To demonstrate some analysis that can be done using the transformed data, the following indicators have been included in a demo dashboard:

Users

  • Free vs. paid users
  • Distribution per gender

User activity

  • Songs played per session
  • Songs played per day of the week

2. Requirements

To execute all the steps and see the end product, you will need the following installed in your machine:

  • Python 3
  • Docker
  • Docker-compose
  • Jupyter Notebook or Jupyter Lab, to check the .ipynb files.
  • A terminal capable of running bash scripts. On Windows you can use Git Bash if you are a Git user.

3. Files included in the project

  • data folder: Includes all the data for the ETL process and mounting points for the Docker container volumes.
    • song_data folder: Includes JSON files which contain metadata about songs and their artists.
    • log_data: Includes JSON files with log events from the music stream app.
    • superset: Includes a config file for Apache Superset with the URI for the database backend.
  • create_tables.py: Python script that drops and creates the database schema.
  • demo_dashboard.json: JSON file with the definition of the demo dashboard. This must be imported into Apache Superset.
  • docker-compose.yml: YAML file with the configuration to mount all the services required for this project using Docker containers.
  • etl.ipynb: Jupyter notebook that let's you review each step of the ETL process used in this project.
  • etl.py: Python script that executes the ETL process.
  • requirements.txt: File that lists the Python modules required in this project.
  • sql_queries.py: Python script that holds all the SQL queries used in the ETL and Notebook files.
  • superset_init.sh: Bash script that initializes the database for Apache Superset and creates the default user.
  • test.ipynb: Jupyter notebook that let's you check the data loaded in the database tables.

4. Getting started

This project relays on Docker to quickly run the services needed. In the source code you will find a docker-compose.yml file which contains the configuration to run the following:

  1. A PostgreSQL database instance.
  2. A PgAdmin instance to help managing the database.
  3. An Apache Superset instance to visualize the data through a dashboard.

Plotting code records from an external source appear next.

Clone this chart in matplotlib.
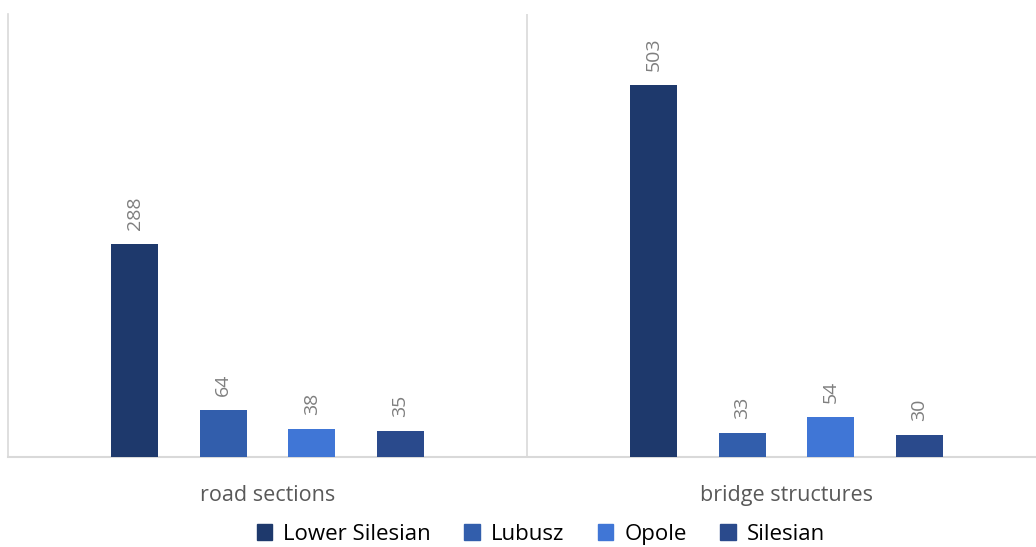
import numpy as np
import matplotlib
matplotlib.use("Agg")
import matplotlib.pyplot as plt
from matplotlib.patches import Patch

plt.rcParams['font.family'] = ['Open Sans', 'DejaVu Sans']

# Data
categories = ['road sections', 'bridge structures']
series = ['Lower Silesian', 'Lubusz', 'Opole', 'Silesian']
values = {
    'Lower Silesian': [288, 503],
    'Lubusz': [64, 33],
    'Opole': [38, 54],
    'Silesian': [35, 30],
}
colors = ['#1E396C', '#325EAC', '#4076D6', '#2A4A8C']

fig = plt.figure(figsize=(10.36, 5.47), dpi=100)
W, H = 1036, 547
# axes spans 2 category widths in pixels, the right edge is cut by the figure
ax = fig.add_axes([8 / W, (H - 457) / H, (519 * 2) / W, (457 - 14) / H])

x = np.arange(len(categories))
slot = 0.1705
bw = 0.0906
for i, s in enumerate(series):
    pos = x + (i - 1.5) * slot
    bars = ax.bar(pos, values[s], width=bw, color=colors[i], zorder=3)
    for b, v in zip(bars, values[s]):
        ax.annotate(str(v), (b.get_x() + b.get_width() / 2, v),
                    xytext=(0, 14), textcoords='offset pixels',
                    rotation=90, ha='center', va='bottom',
                    fontsize=14, color='#7F7F7F')

ax.set_xlim(-0.5, 1.5)
ax.set_ylim(0, 599)
ax.set_yticks([])
ax.set_xticks(x)
ax.set_xticklabels(categories, fontsize=15.5, color='#595959')
ax.tick_params(axis='x', length=0, pad=20)
for sp in ['top', 'right']:
    ax.spines[sp].set_visible(False)
ax.spines['left'].set_color('#D9D9D9')
ax.spines['bottom'].set_color('#D9D9D9')
ax.spines['left'].set_linewidth(1.2)
ax.spines['bottom'].set_linewidth(1.5)
ax.axvline(0.5, color='#D9D9D9', lw=1.2, zorder=1)

handles = [Patch(color=c) for c in colors]
fig.legend(handles, series, loc='lower center', bbox_to_anchor=(0.522, -0.033),
           ncol=4, frameon=False, fontsize=16, handlelength=0.7,
           handleheight=0.7, handletextpad=0.5, columnspacing=1.5)

fig.savefig('out.png', dpi=100)
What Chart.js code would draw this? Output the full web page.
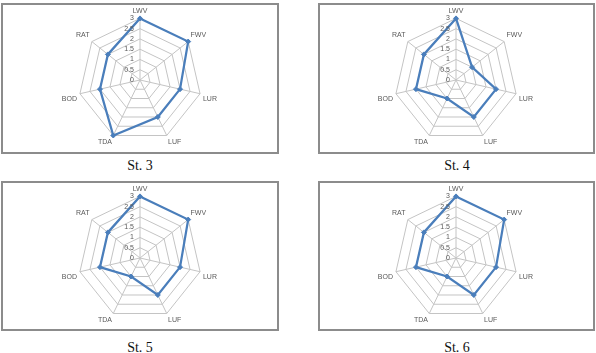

4.1 Setting up the services

  1. Open a terminal in the root folder of the project.
  2. Run the following command to start the services: docker-compose up
  3. Open another terminal and run the bash script superset_init.sh to create and initialize the database, create the default user and load basic configuration for Apache Superset. Note: the superset_ui container will constantly throw errors in the console until you complete this step.

4.2 Using PgAdmin to inspect the database

  1. In your web browser go to: http://localhost:5050
  2. Log in with the username student@sparkifydemo.io and password student.
  3. Add a new server with the following:
    • Server name (connection): sparkify
    • Host: host.docker.internal
    • Port: 5432
    • Maintenance db: postgres
    • Username: student
    • Password: student

4.3 Loading the Sparkify database

  1. Open a terminal in the root folder and run python create_tables.py to create the schema.
  2. To load the data from the data folder, run python etl.py.

4.4 Visualizing the data through Superset

  1. In your web browser go to: http://localhost:8088
  2. Log in with the username student and password student.
  3. In the navigation menu, under "Data", select "Databases".
  4. Add a new database clicking on "+ Database" button in the upper right corner.
  5. Configure the connection with the following parameters:
    • Database name: sparkifydb
    • SQLAlchemy URI: postgresql+psycopg2://student:student@host.docker.internal:5432/sparkifydb
  6. Click on "Add" to create the connection.
  7. In the navigation menu, under "Settings", select "Import Dashboards".
  8. Choose the file demo_dashboard.json from the root file and assign it to the sparkifydb database.